Ironically, it is a truism that hard times do teach us more lessons than easy ones. It is when we are most down that our spiritual batteries kick in and we can rediscover the meaning of gratitude and, often, through prayer, we once again get in touch with what it means to live with a sense of deep thanks for all the good things we do have.
That we enter this New Year with loving families and a community of friends is a blessing we ought to remind ourselves of. That we live in the richest country in the world which still holds out the promise of goodness and achievable dreams is a blessing we ought to be reminding ourselves of. That we may have our health and the ability to appreciate and be appreciated, to give and receive love is a blessing that we ought to thank God for.

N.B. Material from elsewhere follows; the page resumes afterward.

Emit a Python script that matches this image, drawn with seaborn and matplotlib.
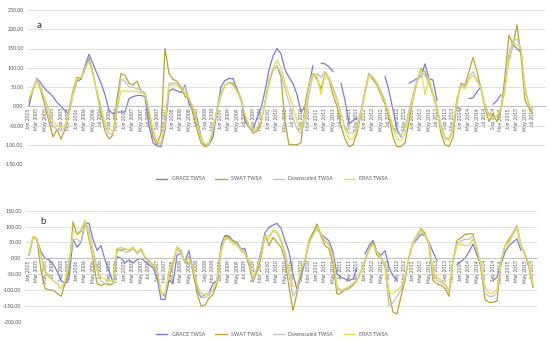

Rabbi Harold Kushner closes his book, Overcoming Life’s Disappointments, whose theme is mirrored in what I have been saying here, with the following thoughts about the life of Moses and how his experience is reflected in us all: The sad but inescapable truth is that very few people make it to the ‘promised land.’ Few people get everything they yearn for, and most of us don’t get everything we deserve. I too wish it were otherwise. I wish there was a world I could move to where everyone who loved would be loved in return, where every kind person would be treated kindly by fate and by her neighbors, a world where all ailments could be cured by the weekend and the all the biopsies turned out to be benign. But I don’t live in that world and neither does anyone else. Ask too little of life and you run the risk of coming to the end of your days never having tasted many of the pleasures God put on earth for you. Ask too much of life and you virtually guarantee heartbreak, disappointment, and the risk of thinking of yourself as a failure.
Rabbi Kushner has stated the attitude with which I should wish to enter this New Year, 5770. It really isn’t all about winning and losing. What it really is about is trying and the journey. It isn’t about having all our wishes and dreams fulfilled, but in savoring what we do achieve; and it’s about learning and growing from the times we fail. It’s about being brave enough to love and to be loved, to take this moment to take a-hold and squeeze the hands of those around you whom you cherish and whom you want so in your live for the coming year. It is about knowing that we are each glad to be alive, able to look to the future with an understanding, regardless of our circumstances, of just how wonderfully blessed we actually are.
If we carry these pieces of wisdom into this New Year about what it is to have tikvah, enumah and optimiyut; hope, faith, and optimism…these ingredients necessary for truly succeeding in life, then I am certain that we shall all prosper mightily in the coming New Year.